Eu sei, minha resenha de hoje está repleta de questionamentos, leitor. Isto por que, foi assim que saí do cinema ontem, impactada. E saiba que meu trabalho é ouvir o sofrimento. Mesmo assim, o impacto veio. E talvez, por isso mesmo, potencializou-se em minha mente e alma.


Todos nós sofremos, em escalas e momentos diferentes. Sofrimento de origem profunda, de necessidades emocionais não atendidas, da criança de cada um, esquecida, mas que insiste em aparecer. Sofrimento atual, que esmaga profundamente, de padrões revividos, em diversos aspectos de vida.


O Coringa construído por Todd Phillips e genuinamente encarnado por Joaquin Phoenix, continua sendo um vilão, mas não de uma loucura promíscua, sem porquês.


Pra mim ele foi talhado através da raiz infantil abusiva, da frustração diária social e emocional, da invisibilidade contínua, da desesperança extrema. Um conjunto coerentemente explosivo.


Quantos Coringas existiram, existem, existirão? Nunca teremos a resposta.


Sim, ele é delirante, um lunático! Mas tenho algo a te dizer: psicótico também é ser humano. Sofre, ama e sangra, igual a todo mundo!

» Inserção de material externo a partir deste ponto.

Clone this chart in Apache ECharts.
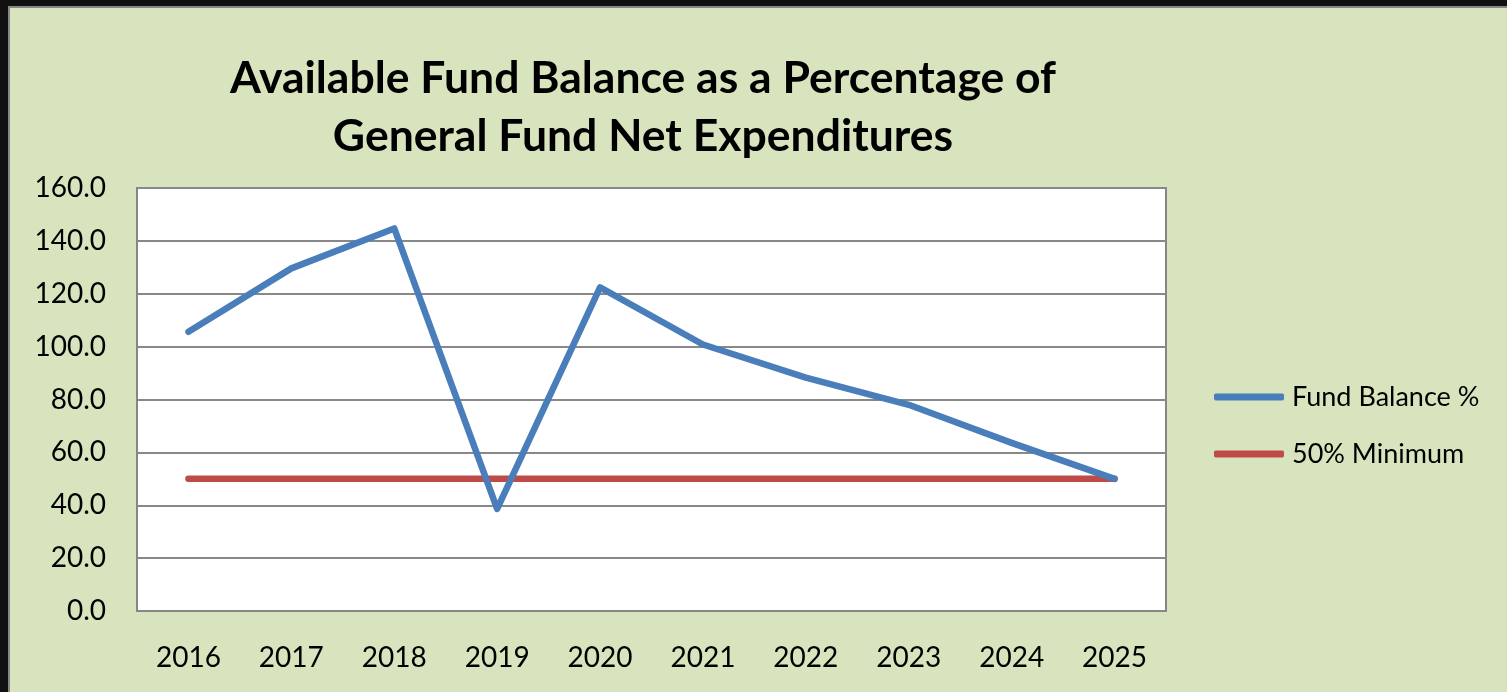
<!DOCTYPE html>
<html>
<head>
<meta charset="utf-8">
<script src="https://cdn.jsdelivr.net/npm/echarts@6/dist/echarts.min.js"></script>
<style>
  html, body { margin: 0; padding: 0; background: #111111; width: 1507px; height: 692px; overflow: hidden; }
  #frame { position: absolute; left: 8px; top: 6px; width: 1499px; height: 686px; background: #888888; }
  #chart { position: absolute; left: 10px; top: 8px; width: 1497px; height: 684px; }
</style>
</head>
<body>
<div id="frame"></div>
<div id="chart"></div>
<script>
const categories = ['2016', '2017', '2018', '2019', '2020', '2021', '2022', '2023', '2024', '2025'];
const fundBalance = [105.6, 129.6, 144.7, 38.6, 122.4, 100.8, 88.3, 78.0, 63.6, 50.0];
const minimum = [50, 50, 50, 50, 50, 50, 50, 50, 50, 50];
const seriesNames = ['Fund Balance %', '50% Minimum'];
const titleText = 'Available Fund Balance as a Percentage of\nGeneral Fund Net Expenditures';

const font = 'Lato, "Open Sans", sans-serif';
const chart = echarts.init(document.getElementById('chart'), null, { renderer: 'canvas' });
chart.setOption({
  backgroundColor: '#D8E4BD',
  animation: false,
  title: {
    text: titleText,
    left: 633,
    top: 42,
    padding: 0,
    textAlign: 'center',
    textStyle: { fontFamily: font, fontWeight: 'bold', fontSize: 44.5, lineHeight: 58, color: '#000' }
  },
  legend: {
    orient: 'vertical',
    left: 1204,
    top: 374,
    padding: 0,
    itemWidth: 70,
    itemHeight: 7,
    itemGap: 27,
    icon: 'roundRect',
    textStyle: { fontFamily: font, fontSize: 27, lineHeight: 30, color: '#000', padding: [0, 0, 0, 3] },
    data: seriesNames
  },
  grid: {
    left: 127, top: 180, width: 1029, height: 423,
    show: true, backgroundColor: '#FFFFFF', borderColor: '#868686', borderWidth: 2,
    containLabel: false
  },
  xAxis: {
    type: 'category',
    data: categories,
    boundaryGap: true,
    axisLine: { show: true, lineStyle: { color: '#868686', width: 2 } },
    axisTick: { show: false },
    axisLabel: { fontFamily: font, fontSize: 28, color: '#000', margin: 33 },
    splitLine: { show: false }
  },
  yAxis: {
    type: 'value',
    min: 0, max: 160, interval: 20,
    axisLine: { show: true, lineStyle: { color: '#868686', width: 2 } },
    axisTick: { show: false },
    axisLabel: { fontFamily: font, fontSize: 28, color: '#000', margin: 31, formatter: v => v.toFixed(1) },
    splitLine: { show: true, lineStyle: { color: '#888888', width: 2 } }
  },
  series: [
    {
      name: seriesNames[0], type: 'line', data: fundBalance,
      symbol: 'none', showSymbol: false,
      lineStyle: { color: '#4A7EBB', width: 6.5, cap: 'round', join: 'round' },
      itemStyle: { color: '#4A7EBB' }, z: 3
    },
    {
      name: seriesNames[1], type: 'line', data: minimum,
      symbol: 'none', showSymbol: false,
      lineStyle: { color: '#BE4B48', width: 6.5, cap: 'round', join: 'round' },
      itemStyle: { color: '#BE4B48' }, z: 2
    }
  ]
});
</script>
</body>
</html>
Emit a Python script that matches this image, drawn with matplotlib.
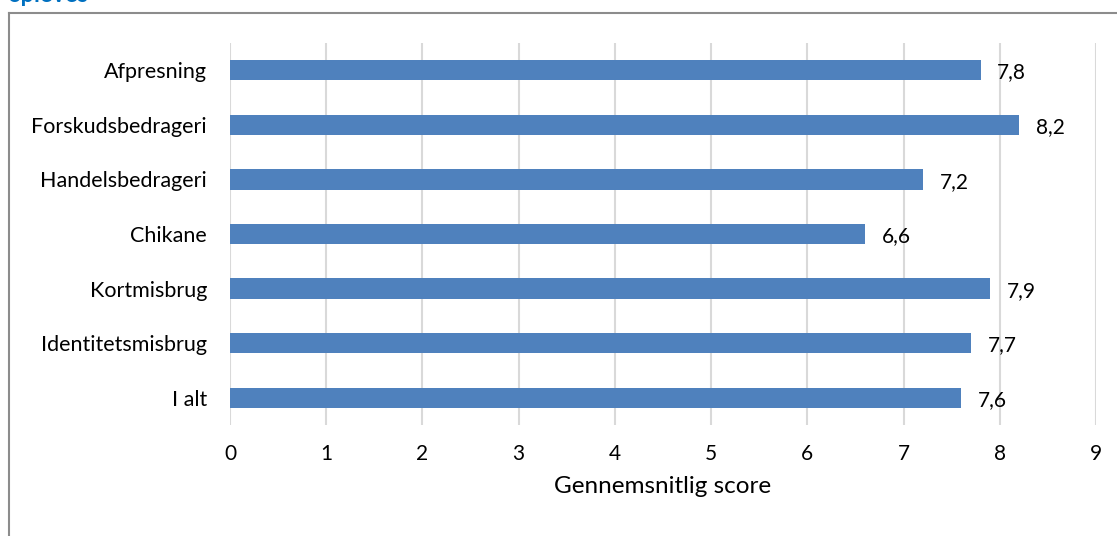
import matplotlib.pyplot as plt

categories = ["Afpresning", "Forskudsbedrageri", "Handelsbedrageri", "Chikane",
              "Kortmisbrug", "Identitetsmisbrug", "I alt"]
scores = [7.8, 8.2, 7.2, 6.6, 7.9, 7.7, 7.6]
xticks = [0, 1, 2, 3, 4, 5, 6, 7, 8, 9]
xlabel = "Gennemsnitlig score"
title = "opleves"

plt.rcParams['font.family'] = ['Lato', 'DejaVu Sans']

W, H = 1117, 536
fig = plt.figure(figsize=(W / 100, H / 100), dpi=100)

# outer frame (open to the right and bottom)
fig.add_artist(plt.Line2D([8.5 / W, 8.5 / W], [0, 1 - 13 / H], transform=fig.transFigure,
                          color="#8c8c8c", lw=1.5))
fig.add_artist(plt.Line2D([8.5 / W, 1], [1 - 13 / H, 1 - 13 / H], transform=fig.transFigure,
                          color="#8c8c8c", lw=1.5))

# title partly outside the top edge
fig.text(7 / W, 1 - 1.5 / H, title, color="#0070C0", fontsize=17, fontweight="bold",
         va="baseline", ha="left")

ax = fig.add_axes([230 / W, 1 - 425 / H, (1096 - 230) / W, (425 - 43) / H])
y = list(range(len(categories)))
ax.barh(y, scores, height=0.37, color="#4F81BD", zorder=3)
for yi, v in zip(y, scores):
    ax.text(v + 0.175, yi + 0.04, f"{v:.1f}".replace(".", ","), va="center", ha="left",
            fontsize=15, color="#000000")

ax.set_xlim(0, 9)
ax.set_ylim(len(categories) - 0.5, -0.5)
ax.set_xticks(xticks)
ax.set_yticks(y)
ax.set_yticklabels(categories, fontsize=15.5)
ax.tick_params(axis="x", labelsize=15, length=0, pad=14)
ax.tick_params(axis="y", length=0, pad=16.5)
ax.xaxis.grid(True, color="#d9d9d9", lw=1.5, zorder=0)
for s in ax.spines.values():
    s.set_visible(False)
ax.set_xlabel(xlabel, fontsize=17.5, labelpad=8)

fig.savefig("out.png", dpi=100)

E quanto aos que, mesmo sem esse componente, são trazidos à tona, todos os dias, fora e dentro de nós, uns um pouco mais benevolentes, outros tão cruéis quanto? Até consigo mesmos...


Joker merece nosso olhar para além do habitante de Gothan. E acredito que o objetivo do roteiro e da atuação seja exatamente esse: promover o questionamento no espectador. Fazer pensar sobre empatia, sistema social, condições de vida, transtorno mental, invisibilidade, ditadura da felicidade, etc.


Convido você a assistir o longa, acompanhar as danças metafóricas e tocantes de Arthur/Joker/Phoenix, mergulhar nesse drama denso e fazer as suas próprias reflexões. Com certeza, as minhas irão me acompanhar durante algum tempo.